Leave out the pictures and repeat exactly the lines between the one containing "Output the Python" and the one containing "from matplotlib.patches import Patch", inclusive.

-- START OF MATERIAL PROVIDED --

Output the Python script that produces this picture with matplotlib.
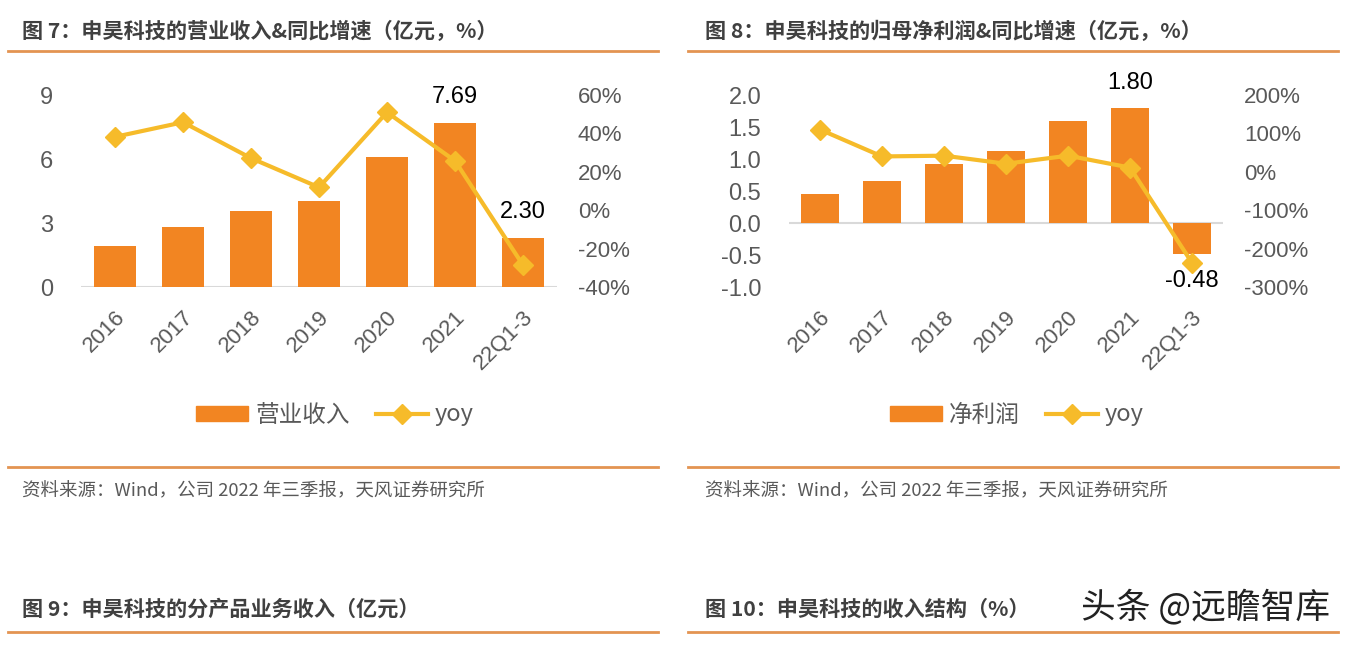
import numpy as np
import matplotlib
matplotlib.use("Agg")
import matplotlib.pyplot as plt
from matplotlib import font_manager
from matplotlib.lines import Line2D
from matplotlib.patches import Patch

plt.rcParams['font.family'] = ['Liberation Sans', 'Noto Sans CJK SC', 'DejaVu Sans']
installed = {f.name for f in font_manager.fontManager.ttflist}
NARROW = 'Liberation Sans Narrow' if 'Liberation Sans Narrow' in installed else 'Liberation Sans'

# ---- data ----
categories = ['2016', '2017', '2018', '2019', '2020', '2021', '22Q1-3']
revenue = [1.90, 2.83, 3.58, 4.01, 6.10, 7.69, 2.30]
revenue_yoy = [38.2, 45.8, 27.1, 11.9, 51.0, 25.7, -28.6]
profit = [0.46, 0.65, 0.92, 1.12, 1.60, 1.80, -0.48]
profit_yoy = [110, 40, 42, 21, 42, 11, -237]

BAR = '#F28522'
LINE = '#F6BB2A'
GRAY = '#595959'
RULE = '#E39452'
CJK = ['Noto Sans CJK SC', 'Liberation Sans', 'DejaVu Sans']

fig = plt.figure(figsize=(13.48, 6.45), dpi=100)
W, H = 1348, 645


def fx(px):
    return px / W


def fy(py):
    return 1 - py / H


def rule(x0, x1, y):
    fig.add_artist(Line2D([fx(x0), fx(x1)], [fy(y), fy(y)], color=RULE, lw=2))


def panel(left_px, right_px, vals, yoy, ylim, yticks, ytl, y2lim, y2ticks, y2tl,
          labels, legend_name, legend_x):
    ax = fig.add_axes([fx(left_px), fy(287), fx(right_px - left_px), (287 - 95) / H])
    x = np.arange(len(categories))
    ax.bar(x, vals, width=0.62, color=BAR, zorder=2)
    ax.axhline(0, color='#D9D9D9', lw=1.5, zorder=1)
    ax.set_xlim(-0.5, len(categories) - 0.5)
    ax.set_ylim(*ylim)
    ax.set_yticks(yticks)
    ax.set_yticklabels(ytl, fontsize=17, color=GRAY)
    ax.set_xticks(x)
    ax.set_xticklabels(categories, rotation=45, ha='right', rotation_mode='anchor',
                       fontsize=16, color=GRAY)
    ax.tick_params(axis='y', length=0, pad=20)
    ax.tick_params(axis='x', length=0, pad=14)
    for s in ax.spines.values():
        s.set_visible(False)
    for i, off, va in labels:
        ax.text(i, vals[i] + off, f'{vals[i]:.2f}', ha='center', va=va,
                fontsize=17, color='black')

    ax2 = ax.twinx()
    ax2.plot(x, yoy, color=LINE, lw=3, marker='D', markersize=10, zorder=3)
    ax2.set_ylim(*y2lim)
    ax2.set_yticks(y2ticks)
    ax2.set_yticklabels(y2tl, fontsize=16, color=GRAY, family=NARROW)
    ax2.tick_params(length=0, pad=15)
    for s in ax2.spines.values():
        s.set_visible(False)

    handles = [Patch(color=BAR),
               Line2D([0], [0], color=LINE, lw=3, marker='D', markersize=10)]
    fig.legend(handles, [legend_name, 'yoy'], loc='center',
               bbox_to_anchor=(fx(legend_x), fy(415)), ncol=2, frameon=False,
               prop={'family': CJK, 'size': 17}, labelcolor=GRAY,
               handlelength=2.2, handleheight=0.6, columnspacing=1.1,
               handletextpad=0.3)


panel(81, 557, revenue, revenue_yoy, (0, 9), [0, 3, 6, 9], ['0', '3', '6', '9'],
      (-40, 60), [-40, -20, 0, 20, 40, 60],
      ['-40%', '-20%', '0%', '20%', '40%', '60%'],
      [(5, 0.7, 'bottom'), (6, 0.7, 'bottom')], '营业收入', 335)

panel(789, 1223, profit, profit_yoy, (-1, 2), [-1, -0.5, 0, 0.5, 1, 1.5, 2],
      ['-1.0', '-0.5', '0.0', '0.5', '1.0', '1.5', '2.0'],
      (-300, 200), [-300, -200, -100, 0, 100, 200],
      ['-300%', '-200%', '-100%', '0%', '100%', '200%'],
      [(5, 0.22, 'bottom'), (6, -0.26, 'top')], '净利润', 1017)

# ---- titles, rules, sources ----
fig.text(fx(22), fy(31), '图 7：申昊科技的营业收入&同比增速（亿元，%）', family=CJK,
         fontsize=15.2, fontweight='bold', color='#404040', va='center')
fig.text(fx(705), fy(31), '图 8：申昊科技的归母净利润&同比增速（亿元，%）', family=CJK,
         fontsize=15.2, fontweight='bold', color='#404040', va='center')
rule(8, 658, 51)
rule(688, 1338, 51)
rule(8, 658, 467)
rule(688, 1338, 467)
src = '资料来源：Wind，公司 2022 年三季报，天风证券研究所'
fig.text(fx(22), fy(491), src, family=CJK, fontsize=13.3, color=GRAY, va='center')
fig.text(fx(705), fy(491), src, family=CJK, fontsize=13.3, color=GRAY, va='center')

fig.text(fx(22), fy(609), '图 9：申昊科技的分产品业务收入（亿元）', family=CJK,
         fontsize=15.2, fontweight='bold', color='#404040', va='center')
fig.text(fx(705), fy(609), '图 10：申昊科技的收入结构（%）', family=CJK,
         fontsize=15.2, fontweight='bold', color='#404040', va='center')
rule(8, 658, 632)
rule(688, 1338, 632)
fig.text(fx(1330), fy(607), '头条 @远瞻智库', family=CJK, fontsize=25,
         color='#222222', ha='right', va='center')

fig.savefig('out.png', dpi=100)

-- END OF MATERIAL PROVIDED --
-- START OF MATERIAL PROVIDED --

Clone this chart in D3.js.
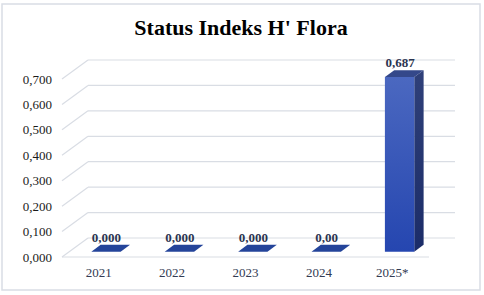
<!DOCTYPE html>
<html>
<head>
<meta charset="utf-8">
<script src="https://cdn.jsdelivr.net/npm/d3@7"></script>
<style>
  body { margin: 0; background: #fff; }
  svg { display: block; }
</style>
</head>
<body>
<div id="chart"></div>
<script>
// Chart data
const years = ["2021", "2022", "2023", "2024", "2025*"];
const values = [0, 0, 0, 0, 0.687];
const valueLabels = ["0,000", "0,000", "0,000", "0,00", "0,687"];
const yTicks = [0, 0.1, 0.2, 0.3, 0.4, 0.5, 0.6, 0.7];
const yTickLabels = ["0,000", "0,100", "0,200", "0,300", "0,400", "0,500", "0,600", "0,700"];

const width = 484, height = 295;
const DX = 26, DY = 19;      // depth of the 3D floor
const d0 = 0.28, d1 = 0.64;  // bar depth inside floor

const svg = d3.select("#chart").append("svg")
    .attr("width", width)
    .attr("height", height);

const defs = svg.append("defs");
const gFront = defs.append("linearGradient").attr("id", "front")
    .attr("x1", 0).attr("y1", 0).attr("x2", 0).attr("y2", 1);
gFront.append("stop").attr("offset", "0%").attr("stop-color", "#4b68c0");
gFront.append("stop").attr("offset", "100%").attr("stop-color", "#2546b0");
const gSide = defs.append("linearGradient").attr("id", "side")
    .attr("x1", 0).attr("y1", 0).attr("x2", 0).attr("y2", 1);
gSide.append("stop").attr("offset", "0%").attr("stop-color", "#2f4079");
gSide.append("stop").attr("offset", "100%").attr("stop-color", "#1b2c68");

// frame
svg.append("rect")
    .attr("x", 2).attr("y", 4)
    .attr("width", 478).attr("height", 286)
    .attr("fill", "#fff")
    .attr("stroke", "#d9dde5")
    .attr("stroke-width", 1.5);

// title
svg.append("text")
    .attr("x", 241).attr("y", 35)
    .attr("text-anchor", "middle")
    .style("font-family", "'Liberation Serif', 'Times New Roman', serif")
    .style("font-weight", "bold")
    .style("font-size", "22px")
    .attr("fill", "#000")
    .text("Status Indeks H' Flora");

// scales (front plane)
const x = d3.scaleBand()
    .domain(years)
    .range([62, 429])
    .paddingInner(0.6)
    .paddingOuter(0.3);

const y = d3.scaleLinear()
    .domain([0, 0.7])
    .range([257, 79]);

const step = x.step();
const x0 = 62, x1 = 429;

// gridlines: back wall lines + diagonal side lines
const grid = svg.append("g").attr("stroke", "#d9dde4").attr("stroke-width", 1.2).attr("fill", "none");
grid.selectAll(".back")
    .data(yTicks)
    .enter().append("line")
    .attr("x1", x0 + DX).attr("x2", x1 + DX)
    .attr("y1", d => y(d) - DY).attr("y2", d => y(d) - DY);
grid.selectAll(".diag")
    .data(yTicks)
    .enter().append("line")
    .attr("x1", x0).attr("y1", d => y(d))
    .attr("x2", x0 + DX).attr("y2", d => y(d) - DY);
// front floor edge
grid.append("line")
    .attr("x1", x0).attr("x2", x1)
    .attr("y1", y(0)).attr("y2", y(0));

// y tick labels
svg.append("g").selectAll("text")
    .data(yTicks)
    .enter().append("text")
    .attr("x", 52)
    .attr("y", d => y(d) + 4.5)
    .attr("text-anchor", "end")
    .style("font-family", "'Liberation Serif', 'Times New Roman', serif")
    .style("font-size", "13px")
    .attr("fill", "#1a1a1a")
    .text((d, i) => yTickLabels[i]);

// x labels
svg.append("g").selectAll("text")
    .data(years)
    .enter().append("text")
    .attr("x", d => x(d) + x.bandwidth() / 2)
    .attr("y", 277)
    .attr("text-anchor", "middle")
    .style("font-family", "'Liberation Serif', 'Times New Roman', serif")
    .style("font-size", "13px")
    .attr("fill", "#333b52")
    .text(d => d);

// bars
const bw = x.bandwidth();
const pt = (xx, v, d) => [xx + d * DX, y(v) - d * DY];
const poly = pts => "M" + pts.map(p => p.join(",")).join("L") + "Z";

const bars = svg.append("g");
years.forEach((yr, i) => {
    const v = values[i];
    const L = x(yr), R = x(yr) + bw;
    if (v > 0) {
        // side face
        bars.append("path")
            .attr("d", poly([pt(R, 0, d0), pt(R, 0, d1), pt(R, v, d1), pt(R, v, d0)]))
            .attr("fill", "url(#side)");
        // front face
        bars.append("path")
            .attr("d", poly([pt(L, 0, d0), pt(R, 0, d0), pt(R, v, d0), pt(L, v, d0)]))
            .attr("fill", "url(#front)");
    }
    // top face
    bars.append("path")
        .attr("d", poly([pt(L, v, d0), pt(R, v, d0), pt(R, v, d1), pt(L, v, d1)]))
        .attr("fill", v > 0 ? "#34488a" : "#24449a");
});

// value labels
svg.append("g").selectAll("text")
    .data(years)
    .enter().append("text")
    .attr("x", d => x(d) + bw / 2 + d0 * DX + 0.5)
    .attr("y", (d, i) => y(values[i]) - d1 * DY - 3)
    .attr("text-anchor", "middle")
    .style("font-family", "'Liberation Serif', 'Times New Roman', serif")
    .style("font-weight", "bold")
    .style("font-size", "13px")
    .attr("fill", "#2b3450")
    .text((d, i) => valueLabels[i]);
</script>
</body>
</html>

-- END OF MATERIAL PROVIDED --

● ANSWER FOR THE TASK
Output the Python script that produces this picture with matplotlib.
import numpy as np
import matplotlib
matplotlib.use("Agg")
import matplotlib.pyplot as plt
from matplotlib import font_manager
from matplotlib.lines import Line2D
from matplotlib.patches import Patch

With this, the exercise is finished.